The couple live in central Delhi, under the Oberoi Hotel flyover. Their house comprises a small white tent, with a roof so low it is impossible to stand up straight. “That’s why we sit outside when awake,” explains Raja.

The rush hour shows no sign of slowing down. The beam of the headlights from passing cars are occasionally falling on their faces. The vicinity is home to about a dozen families, all with similar living arrangements. Most of the people are sitting outdoors at this time. Some are having their dinner. A neighbour’s radio is playing a Kishore Kumar love song.

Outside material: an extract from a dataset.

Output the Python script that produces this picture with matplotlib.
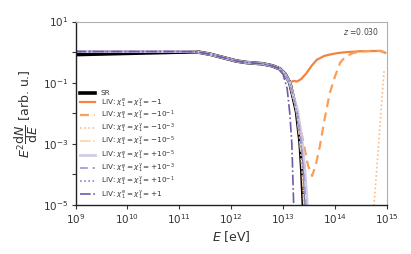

Abida and Raja are in their 30s. Piraili is their fourth child. Sonia, Roshni and Aamir are playing somewhere nearby with the area’s other children. Raja says he is a beldar, a labourer. Abida describes herself as a homemaker — “I take care of our home.” Raja is from Lucknow (like many Lucknowites, he pronounces it as Nucklow). Abida is from Bulandshahr. Living in Delhi for “many years”, they have dreams for the children. “We want to educate them,” says the father. “We will soon get our eldest admitted to school.” Abida gazes upon her husband with a combination of pride and anxiety, like a parent watching her child deliver a speech from the public stage. Some moments later, she lifts her head towards the flyover.

Once Raja had dreams for himself, too. “I wanted to be a doctor or an engineer.” Abida says she has realised her dreams. “I wanted to have my own home. I have a home. I wanted to be a mother. I have children.”

The couple continue sitting. They will enter their house only at 10pm, when they usually lie down to sleep with their children.